Но для того чтобы такая перемена произошла, понадобилась чрезвычайная мера, неожиданное потрясение, каким явилось постигшее Робинзона и его товарищей кораблекрушение, потребовался разрыв с цивилизацией. Не означает ли это, что цивилизация порочна? Не заключается ли в этом спокойное, но уже вполне определенное осуждение ее даров?

Именно здесь мы наткнулись на трещину в тради­ционно христианском образе мира. Пути усовершенст­вования личности, которые указывал католицизм, были исключительно публичными: на совместной молитве, участии в таинствах основывалась общественная институция Церкви.
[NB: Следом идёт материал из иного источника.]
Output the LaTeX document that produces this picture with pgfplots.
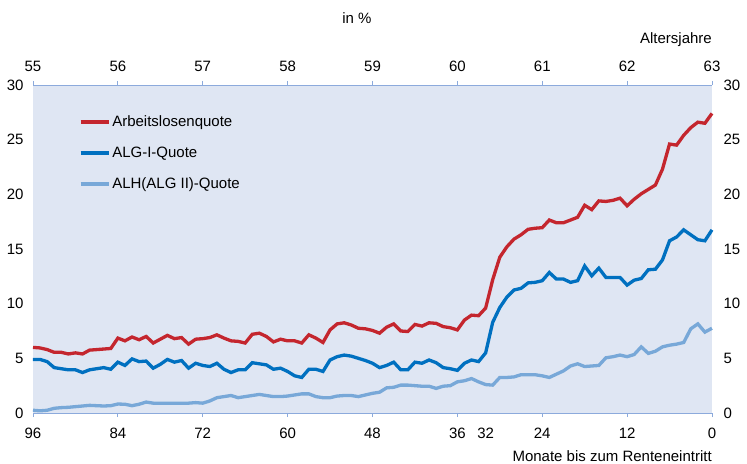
\documentclass[border=0pt]{standalone}
\usepackage{pgfplots}
\pgfplotsset{compat=1.18}
\usepackage{pgfplotstable}
\usepackage{fontspec}
\setmainfont{Liberation Sans}

\definecolor{quoteRed}{RGB}{196,38,46}
\definecolor{algBlue}{RGB}{0,112,192}
\definecolor{alhBlue}{RGB}{120,168,216}
\definecolor{plotBg}{RGB}{223,230,243}
\definecolor{axisLine}{RGB}{140,170,220}

% m = Monate bis zum Renteneintritt, a = Arbeitslosenquote, b = ALG-I-Quote, c = ALH(ALG II)-Quote
\pgfplotstableread{
m a b c
96 6.0 4.9 0.25
95 5.95 4.9 0.2
94 5.8 4.7 0.25
93 5.55 4.15 0.43
92 5.55 4.05 0.49
91 5.4 3.95 0.52
90 5.5 3.95 0.58
89 5.4 3.7 0.64
88 5.75 3.95 0.7
87 5.8 4.05 0.67
86 5.85 4.15 0.64
85 5.9 4.0 0.67
84 6.85 4.65 0.82
83 6.6 4.35 0.8
82 6.95 4.95 0.67
81 6.7 4.7 0.8
80 7.0 4.75 1.0
79 6.4 4.1 0.9
78 6.75 4.45 0.9
77 7.1 4.9 0.9
76 6.8 4.65 0.9
75 6.9 4.8 0.9
74 6.3 4.1 0.9
73 6.75 4.55 0.95
72 6.8 4.35 0.9
71 6.9 4.25 1.1
70 7.15 4.55 1.4
69 6.85 4.0 1.5
68 6.6 3.7 1.6
67 6.55 3.95 1.4
66 6.4 3.95 1.5
65 7.2 4.6 1.6
64 7.3 4.5 1.7
63 7.0 4.4 1.6
62 6.5 4.0 1.5
61 6.75 4.1 1.5
60 6.6 3.8 1.55
59 6.6 3.4 1.65
58 6.4 3.25 1.75
57 7.15 4.0 1.75
56 6.85 4.0 1.5
55 6.45 3.8 1.4
54 7.6 4.85 1.4
53 8.15 5.15 1.55
52 8.25 5.3 1.6
51 8.05 5.2 1.6
50 7.75 5.0 1.5
49 7.7 4.8 1.65
48 7.55 4.55 1.8
47 7.3 4.15 1.9
46 7.85 4.35 2.3
45 8.15 4.65 2.35
44 7.5 3.95 2.55
43 7.45 3.95 2.55
42 8.1 4.65 2.5
41 7.95 4.55 2.45
40 8.25 4.85 2.45
39 8.2 4.6 2.25
38 7.9 4.15 2.45
37 7.8 4.05 2.5
36 7.6 3.9 2.85
35 8.5 4.55 2.95
34 8.95 4.85 3.15
33 8.9 4.7 2.85
32 9.6 5.5 2.6
31 12.2 8.3 2.55
30 14.25 9.65 3.25
29 15.2 10.6 3.25
28 15.9 11.25 3.3
27 16.3 11.4 3.5
26 16.8 11.9 3.5
25 16.9 11.95 3.5
24 16.95 12.1 3.4
23 17.65 12.85 3.25
22 17.4 12.25 3.55
21 17.4 12.25 3.85
20 17.65 11.95 4.3
19 17.9 12.1 4.5
18 19.0 13.45 4.25
17 18.6 12.55 4.3
16 19.4 13.25 4.35
15 19.35 12.4 5.05
14 19.45 12.4 5.15
13 19.65 12.4 5.3
12 18.95 11.7 5.15
11 19.55 12.15 5.35
10 20.05 12.3 6.05
9 20.45 13.1 5.45
8 20.85 13.15 5.65
7 22.3 14.0 6.05
6 24.6 15.75 6.2
5 24.5 16.1 6.3
4 25.4 16.75 6.45
3 26.1 16.3 7.7
2 26.6 15.85 8.15
1 26.5 15.75 7.4
0 27.4 16.75 7.75
}\quoten

\begin{document}
\begin{tikzpicture}[font=\fontsize{15bp}{18bp}\selectfont]
\pgfplotsset{
  every axis/.append style={
    scale only axis, width=679bp, height=328bp,
    ymin=0, ymax=30, clip=false,
    /pgf/number format/assume math mode=true,
    tick align=outside, major tick length=4bp,
    tick style={axisLine, line width=0.8bp},
  },
}
\begin{axis}[
  at={(0,0)}, anchor=south west,
  x dir=reverse, xmin=0, xmax=96,
  axis x line*=bottom, axis y line*=left,
  x axis line style={axisLine, line width=0.8bp, -},
  y axis line style={draw=none},
  ytick style={draw=none},
  axis background/.style={fill=plotBg},
  xtick={96,84,72,60,48,36,24,12,0},
  extra x ticks={32},
  extra x tick style={tick style={draw=none}},
  ytick={0,5,...,30},
  xticklabel style={yshift=-8bp},
  yticklabel style={xshift=-2bp},
  legend style={at={(axis description cs:0.063,0.915)}, anchor=north west,
    draw=none, fill=none, row sep=17bp,
    nodes={inner sep=0pt, text height=11bp, text depth=3bp},
    /tikz/every odd column/.append style={column sep=2bp}},
  legend cell align=left,
  legend image code/.code={\draw[#1] (0bp,0bp) -- (28bp,0bp);},
]
\addplot[quoteRed, line width=3.3bp] table[x=m, y=a] {\quoten};
\addlegendentry{Arbeitslosenquote}
\addplot[algBlue, line width=3.3bp] table[x=m, y=b] {\quoten};
\addlegendentry{ALG-I-Quote}
\addplot[alhBlue, line width=3.3bp] table[x=m, y=c] {\quoten};
\addlegendentry{ALH(ALG II)-Quote}
\node[anchor=east, inner sep=0pt] at (axis description cs:1,0) [yshift=-43bp] {Monate bis zum Renteneintritt};
\end{axis}
\begin{axis}[
  at={(0,0)}, anchor=south west,
  xmin=55, xmax=63,
  axis x line*=top, axis y line*=right,
  x axis line style={axisLine, line width=0.8bp, -},
  y axis line style={draw=none},
  ytick style={draw=none},
  xtick={55,...,63},
  ytick={0,5,...,30},
  xticklabel style={yshift=6bp},
  yticklabel style={xshift=4bp},
]
\node[anchor=east, inner sep=0pt] at (axis description cs:1,1) [yshift=45bp] {Altersjahre};
\node at (axis description cs:0.477,1) [yshift=67bp] {in \%};
\end{axis}
\pgfresetboundingbox
\useasboundingbox (-33bp,-51bp) rectangle (714bp,413bp);
\end{tikzpicture}
\end{document}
Наиболее пессимистичный из католических философов, святой Августин, не колеблясь, признал Церковь единственным эффективным инструментом возрождения как отдельного человеческого индивидуума, так и всего человечества. «Ведь в католицизме пессимистические элементы не смягчаются оптимизмом надежды, но пессимистическому утверждению злой, то есть порочной, человеческой природы прямо противопоставляется оптимизм веры в Церковь; Церковь же и Церковная иерархия есть нечто единое; посредничая между человеком и Богом, она является раздатчицей милостей, безошибочной наставницей, выводящей че­ловечество из мрака греха и осуждения»[1].
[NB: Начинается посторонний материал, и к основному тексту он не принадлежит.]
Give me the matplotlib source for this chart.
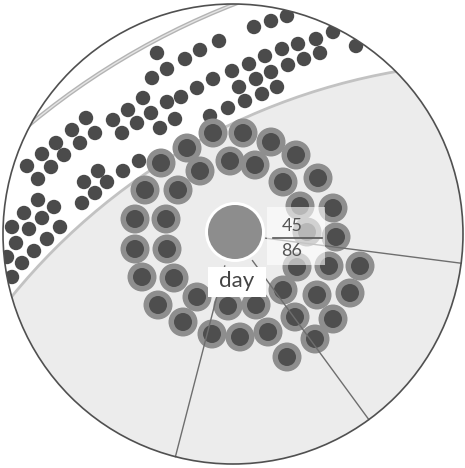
import matplotlib.pyplot as plt
from matplotlib.patches import Circle, Rectangle
import numpy as np

# dark dots in the white band (image pixel coords, y down)
band_x = [287, 271, 254, 333, 356, 316, 298, 282, 265, 249, 232, 213, 197, 219, 200, 185,
          320, 304, 288, 271, 256, 239, 277, 262, 245, 228, 210,
          157, 167, 152, 181, 167, 143, 128, 151, 137, 113, 122, 160, 175, 86, 72, 95, 80,
          56, 64, 42, 51, 27, 38, 98, 84, 107, 95, 123, 139, 82, 54, 38, 24, 42, 60, 29, 12,
          47, 16, 34, 7, 22, 12]
band_y = [16, 21, 27, 32, 46, 39, 44, 49, 56, 64, 71, 79, 88, 41, 50, 59,
          53, 59, 65, 72, 79, 87, 87, 94, 101, 108, 116,
          53, 69, 78, 97, 102, 98, 110, 113, 123, 120, 133, 128, 119, 118, 130, 133, 143,
          143, 155, 154, 167, 166, 179, 171, 182, 182, 193, 171, 161, 203, 207, 200, 213, 218, 227, 229, 227,
          239, 243, 251, 257, 263, 277]

# ringed dots of the spiral
ring_x = [213, 243, 271, 296, 187, 161, 200, 230, 255, 283, 318, 145, 178, 300, 333, 135, 166,
          307, 336, 135, 167, 297, 329, 360, 142, 174, 283, 317, 350, 158, 197, 228, 256,
          295, 333, 183, 212, 240, 268, 315, 287]
ring_y = [133, 133, 142, 155, 148, 163, 171, 161, 165, 182, 178, 190, 190, 206, 208, 219, 219,
          232, 237, 249, 249, 267, 266, 266, 277, 278, 290, 295, 293, 305, 297, 306, 305,
          317, 319, 322, 334, 337, 332, 339, 357]

# radial divider angles (deg, clockwise from east)
spoke_angles = [7.3, 53.8, 104.5]

label_day = "day"
frac_top = "45"
frac_bottom = "86"

cx, cy, R = 233, 234, 230
fig = plt.figure(figsize=(4.65, 4.68), dpi=100)
ax = fig.add_axes([0, 0, 1, 1])
ax.set_xlim(0, 465)
ax.set_ylim(468, 0)
ax.axis("off")

clip = Circle((cx, cy), R, transform=ax.transData, facecolor="none", edgecolor="none")
ax.add_patch(clip)

# shaded region and band edges
shade = Circle((506, 700), 638, facecolor="#ececec", edgecolor="#c2c2c2", lw=2, zorder=1)
ax.add_patch(shade)
shade.set_clip_path(clip)
outer = Circle((506, 700), 747, facecolor="none", edgecolor="#b4b4b4", lw=3, zorder=1)
ax.add_patch(outer)
outer.set_clip_path(clip)
outer2 = Circle((506, 700), 747, facecolor="none", edgecolor="#e4e4e4", lw=1, zorder=1)
ax.add_patch(outer2)
outer2.set_clip_path(clip)

for x, y in zip(band_x, band_y):
    c = Circle((x, y), 7.2, facecolor="#4b4b4b", edgecolor="none", zorder=2)
    ax.add_patch(c)
    c.set_clip_path(clip)

for x, y in zip(ring_x, ring_y):
    ax.add_patch(Circle((x, y), 14.5, facecolor="#8e8e8e", edgecolor="none", zorder=3))
for x, y in zip(ring_x, ring_y):
    ax.add_patch(Circle((x, y), 9, facecolor="#4e4e4e", edgecolor="none", zorder=4))

# spokes
for a in np.radians(spoke_angles):
    r = np.array([33, R])
    ax.plot(cx + r * np.cos(a), cy + r * np.sin(a), color="#6e6e6e", lw=1, zorder=5)

# centre disc
ax.add_patch(Circle((235, 232), 30, facecolor="white", edgecolor="none", zorder=6))
ax.add_patch(Circle((235, 232), 27, facecolor="#8d8d8d", edgecolor="none", zorder=7))

# labels
ax.add_patch(Rectangle((267, 207), 58, 58, facecolor="white", alpha=0.6, edgecolor="none", zorder=6))
ax.text(292, 226, frac_top, ha="center", va="center", fontsize=13, color="#555555",
        family="Lato", zorder=8)
ax.plot([273, 322], [238, 238], color="#555555", lw=1.2, zorder=8)
ax.text(292, 251, frac_bottom, ha="center", va="center", fontsize=13, color="#555555",
        family="Lato", zorder=8)

ax.add_patch(Rectangle((208, 267), 58, 30, facecolor="white", edgecolor="none", zorder=6))
ax.text(237, 281, label_day, ha="center", va="center", fontsize=16, color="#444444",
        family="Lato", zorder=8)

ax.add_patch(Circle((cx, cy), R, facecolor="none", edgecolor="#505050", lw=1.2, zorder=9))

fig.savefig("out.png", dpi=100)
Робинзон, морально возрождающийся в девственной пустоши, которой коснулась, пожалуй, только ступня людоеда, вместо того чтобы одичать и впасть в состояние тупости, с католической точки зрения представляется кем-то нечеловеческим, достигает вершин, доступных только эремитам, украшенным ореолом святых. Среди культур и народов, имеющих склонность рассматривать личность как часть целого, будь то культур публично-религиозных или светских, — роман о Робинзоне не мог бы возникнуть[2].
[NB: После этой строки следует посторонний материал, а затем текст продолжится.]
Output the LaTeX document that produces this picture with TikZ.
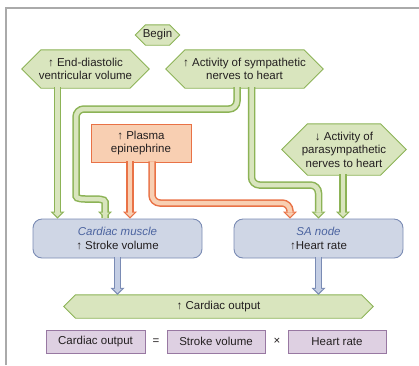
\documentclass[tikz,border=0pt]{standalone}
\usepackage{fontspec}
\setmainfont{Liberation Sans}
\usetikzlibrary{arrows.meta,calc,backgrounds}
\definecolor{greenfill}{RGB}{217,229,190}
\definecolor{greenline}{RGB}{140,179,86}
\definecolor{orangefill}{RGB}{248,207,178}
\definecolor{orangeline}{RGB}{233,114,70}
\definecolor{bluefill}{RGB}{207,214,229}
\definecolor{blueline}{RGB}{122,139,180}
\definecolor{bluepipe}{RGB}{196,206,228}
\definecolor{purplefill}{RGB}{222,208,226}
\definecolor{purpleline}{RGB}{152,120,162}
\definecolor{textdark}{RGB}{35,31,32}
\definecolor{labelblue}{RGB}{76,100,160}
\definecolor{framegray}{RGB}{170,170,170}
\begin{document}
\begin{tikzpicture}[x=1pt, y=-1pt,
    font=\fontsize{11.5}{13.5}\selectfont, text=textdark,
    hexnode/.style={inner sep=0pt, align=center},
    hexline/.style={draw=greenline, fill=greenfill, line width=0.9pt, line join=miter},
    plasmabox/.style={draw=orangeline, fill=orangefill, line width=0.9pt, inner sep=0pt, align=center},
    sitebox/.style={draw=blueline, fill=bluefill, line width=0.9pt, rounded corners=9pt,
        inner sep=0pt, align=center, minimum width=169pt, minimum height=39pt},
    termbox/.style={draw=purpleline, fill=purplefill, line width=0.9pt, inner sep=0pt,
        minimum width=98pt, minimum height=23pt},
    pipe/.style n args={2}{draw=#1, line width=7.5pt, rounded corners=8pt,
        -{Triangle[length=7pt, width=14pt, line width=0pt]},
        postaction={draw=#2, line width=4.5pt, shorten >=1.8pt,
            -{Triangle[length=4.2pt, width=9pt, line width=0pt]}}},
    greenpipe/.style={pipe={greenline}{greenfill}},
    orangepipe/.style={pipe={orangeline}{orangefill}},
    bluepipe/.style={pipe={blueline}{bluepipe}}]
    \useasboundingbox (0,0) rectangle (419,365);
    % frame
    \draw[framegray, line width=1.2pt] (6,365) -- (6,8) -- (419,8);
    % inputs
    \node[hexnode, minimum width=44pt, minimum height=20pt] (begin) at (157.5,35) {Begin};
    \node[hexnode, minimum width=127pt, minimum height=38pt] (edv) at (85.5,69)
        {↑ End-diastolic\\ventricular volume};
    \node[hexnode, minimum width=157pt, minimum height=38pt] (symp) at (244.5,69)
        {↑ Activity of sympathetic\\nerves to heart};
    \node[hexnode, minimum width=124pt, minimum height=51pt] (para) at (344,149.5)
        {↓ Activity of\\parasympathetic\\nerves to heart};
    \node[plasmabox, minimum width=100pt, minimum height=38pt] (plasma) at (141,143)
        {↑ Plasma\\epinephrine};
    % effectors
    \node[sitebox] (muscle) at (117.5,238.5) {{\itshape\color{labelblue}Cardiac muscle}\\↑ Stroke volume};
    \node[sitebox] (sa) at (318.5,238.5) {{\itshape\color{labelblue}SA node}\\↑Heart rate};
    % output
    \node[hexnode, minimum width=309pt, minimum height=23pt] (co) at (218.5,306.5) {↑ Cardiac output};
    \node[termbox, minimum width=99pt] (term1) at (95.5,341.5) {Cardiac output};
    \node (equals) at (156,341.5) {=};
    \node[termbox] (term2) at (216,341.5) {Stroke volume};
    \node (times) at (277,341.5) {×};
    \node[termbox] (term3) at (337,341.5) {Heart rate};
    \begin{pgfonlayer}{background}
        \foreach \hx in {begin,edv,symp,para,co}
            \draw[hexline] let \p1=($(\hx.north)-(\hx.south)$) in
                (\hx.west) -- ([xshift=0.5*\y1]\hx.north west) -- ([xshift=-0.5*\y1]\hx.north east)
                -- (\hx.east) -- ([xshift=-0.5*\y1]\hx.south east) -- ([xshift=0.5*\y1]\hx.south west) -- cycle;
    \end{pgfonlayer}
    % pipes
    \draw[greenpipe] ([xshift=-28pt,yshift=1pt]edv.south) -- ([xshift=-28pt]edv.south |- muscle.north);
    \draw[greenpipe] ([xshift=-7.5pt,yshift=1pt]symp.south) |- (76,109) -- (76,188)
        to[out=-90, in=90] (105,210) -- (105,0 |- muscle.north);
    \draw[greenpipe] ([xshift=7pt,yshift=1pt]symp.south) |- (sa.north |- 0,185) -- (sa.north);
    \draw[greenpipe] ([xshift=-1pt,yshift=1pt]para.south) -- ([xshift=-1pt]para.south |- sa.north);
    \draw[orangepipe] ([xshift=-11pt,yshift=1pt]plasma.south) -- ([xshift=-11pt]plasma.south |- muscle.north);
    \draw[orangepipe] ([xshift=11pt,yshift=1pt]plasma.south) |- (290,203) -- (290,0 |- sa.north);
    \draw[bluepipe] ([yshift=1pt]muscle.south) -- (muscle.south |- co.north);
    \draw[bluepipe] ([yshift=1pt]sa.south) -- (sa.south |- co.north);
\end{tikzpicture}
\end{document}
Раса неутомимых исследователей, колонизаторов, мореплавателей делала как бы еще одним инструментом убеждение в том, что человек, заблудившийся в пущах, сопровождаемый дикими животными и дикими племенами, ничего го не теряет из своих моральных ценностей, напротив, лишь тогда их и обретает. Благодаря этому убеждению фермер в клетчатой рубашке, произносящий вечернюю молитву на пороге построенной собственными рукам хижины в борах над Миссисипи или Миссури, мог чувствовать себя чистым и благородным, обходясь без исповедника и проповедника. Рядом, опираясь на неструганную скамью, блестело в заходящем солнце его старое ружье. Из него он убил не одного индейца, защищаясь или принимая участие в облавах на аборигенов земли, которую он захватил.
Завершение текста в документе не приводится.